Il Natale viene raccontato come la festa della gioia, della famiglia e dei buoni sentimenti. Per molte persone, però, è diventato l’esatto contrario: un periodo segnato da ansia, spese obbligate e rituali consumistici difficili da sostenere. Ecco cinque motivi per cui, oggi, il Natale non è più sinonimo di serenità.

1. Regali come obbligo sociale
Negli ultimi anni in Italia, secondo Confesercenti-Ipsos, per il solo capitolo “regali” si stimano circa 9,5 miliardi di euro di spesa, con 20 milioni di consumatori coinvolti e una media di 250 euro a persona. Una pressione economica che spinge molti a spendere non per desiderio, ma per conformarsi. Chi si sottrae rischia di essere percepito come tirchio, depresso o antisociale.

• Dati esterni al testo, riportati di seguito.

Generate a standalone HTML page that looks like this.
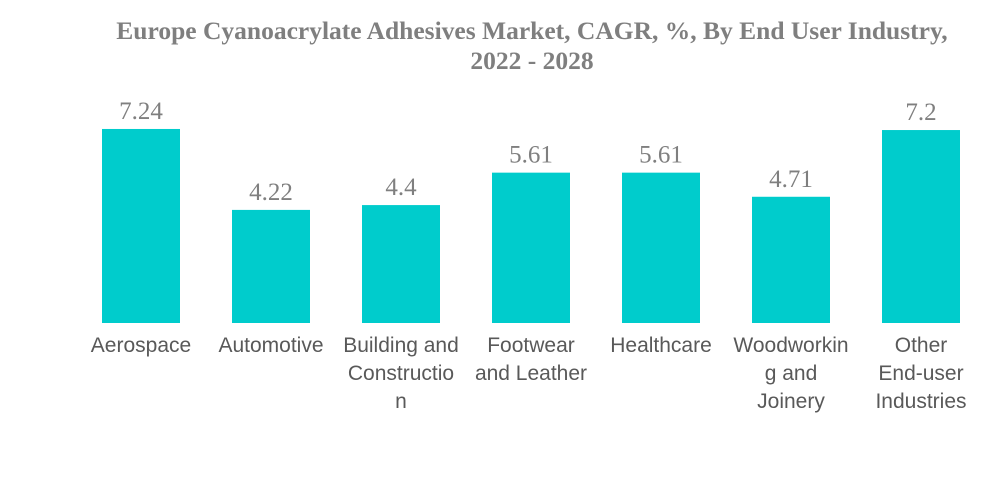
<!DOCTYPE html>
<html><head><meta charset="utf-8">
<style>
body{margin:0;background:#fff;}
svg{display:block;}
</style></head>
<body>
<svg id="chart" width="1000" height="483" xmlns="http://www.w3.org/2000/svg">
<text x="532" y="39" text-anchor="middle" font-family="Liberation Serif, serif" font-weight="bold" font-size="25.5" fill="#7f7f7f">Europe Cyanoacrylate Adhesives Market, CAGR, %, By End User Industry,</text>
<text x="532" y="69" text-anchor="middle" font-family="Liberation Serif, serif" font-weight="bold" font-size="25.5" fill="#7f7f7f">2022 - 2028</text>
<g id="bars"></g>
</svg>
<script>
const categories = [["Aerospace"],["Automotive"],["Building and","Constructio","n"],["Footwear","and Leather"],["Healthcare"],["Woodworkin","g and","Joinery"],["Other","End-user","Industries"]];
const values = [7.24,4.22,4.4,5.61,5.61,4.71,7.2];
const labels = ["7.24","4.22","4.4","5.61","5.61","4.71","7.2"];
const NS="http://www.w3.org/2000/svg";
const baseY=323, unit=26.8, x0=102, step=130, bw=78;
function yScale(v){return baseY - v*unit;}
function xScale(i){return x0 + i*step;}
const g=document.getElementById('bars');
values.forEach((v,i)=>{
  const r=document.createElementNS(NS,'rect');
  r.setAttribute('x',xScale(i));r.setAttribute('y',yScale(v));
  r.setAttribute('width',bw);r.setAttribute('height',baseY-yScale(v));
  r.setAttribute('fill','#00cccc');
  
  
  g.appendChild(r);
  const t=document.createElementNS(NS,'text');
  t.setAttribute('x',xScale(i)+bw/2);t.setAttribute('y',yScale(v)-10);
  t.setAttribute('text-anchor','middle');t.setAttribute('font-family','Liberation Serif, serif');
  t.setAttribute('font-size','25');t.setAttribute('fill','#7f7f7f');
  t.textContent=labels[i];
  
  
  g.appendChild(t);
  categories[i].forEach((line,j)=>{
    const c=document.createElementNS(NS,'text');
    c.setAttribute('x',xScale(i)+bw/2);c.setAttribute('y',352+j*28);
    c.setAttribute('text-anchor','middle');c.setAttribute('font-family','Liberation Sans, sans-serif');
    c.setAttribute('font-size','21');c.setAttribute('fill','#595959');
    c.textContent=line;
    
    
    g.appendChild(c);
  });
});
</script>
</body></html>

2. Spreco alimentare fuori controllo
Alla corsa ai regali si affianca quella al cibo. Tra cenoni, pranzi e acquisti eccessivi, in Italia si stima che tra la Vigilia e Capodanno vengano buttate circa 575 mila tonnellate di alimenti, per un costo superiore ai 9 miliardi di euro. Un modello che produce sprechi, impatto ambientale e un picco stagionale difficilmente conciliabile con la retorica della sostenibilità.

3. Stress invece che festa
C’è poi lo stress psicologico. L’ASviS, Alleanza italiana per lo sviluppo sostenibile, parla di “paradosso del Natale perfetto”: liste infinite, regali, ospiti, tavole impeccabili. La festa diventa una performance. L’ansia prende il posto dell’emozione e dicembre si trasforma nel mese con il più alto carico organizzativo e familiare.

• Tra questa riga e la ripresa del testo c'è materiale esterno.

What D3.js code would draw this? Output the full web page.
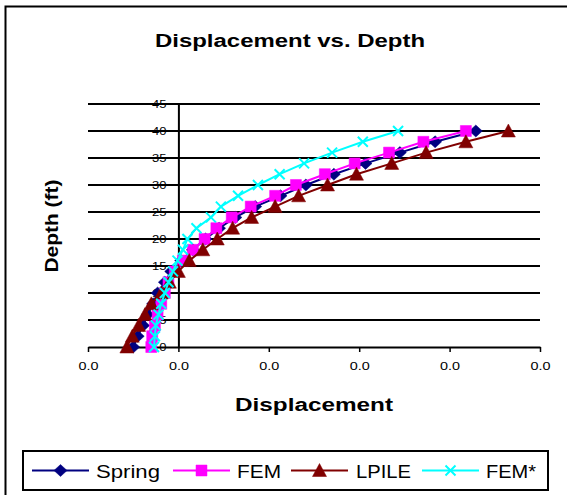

4. Disuguaglianze più evidenti
Il Natale amplifica anche le differenze sociali. Non tutte le famiglie possono permettersi gli stessi regali o gli stessi pranzi. Una festa che promette inclusione finisce spesso per alimentare paragoni, senso di inadeguatezza ed esclusione, soprattutto per chi vive difficoltà economiche.

5. Il significato smarrito
Il senso originario, religioso o tradizionale, dovrebbe essere quello della condivisione e della solidarietà. Molti osservano invece come il Natale abbia progressivamente perso il suo nucleo simbolico, oscurato da sconti, pacchi e luminarie. Anche la dimensione spirituale fatica a trovare spazio nel rumore del consumo.
Non a caso nascono movimenti alternativi come il Buy Nothing Christmas, che invita a eliminare gli acquisti, o il Festivus, nato negli Stati Uniti come parodia del Natale iperconsumistico. Da qui anche la crescente simpatia per il “Grinch”: criticare il Natale non significa rifiutare affetti o tradizioni, ma chiedersi se questa festa sia ancora coerente con i valori che proclama.
Tra sprechi, stress e pressioni sociali, sempre più persone pensano che il Natale vada ripensato. Meno obblighi, meno facciata e più autenticità. Forse, per salvarlo, bisogna prima avere il coraggio di metterlo in discussione.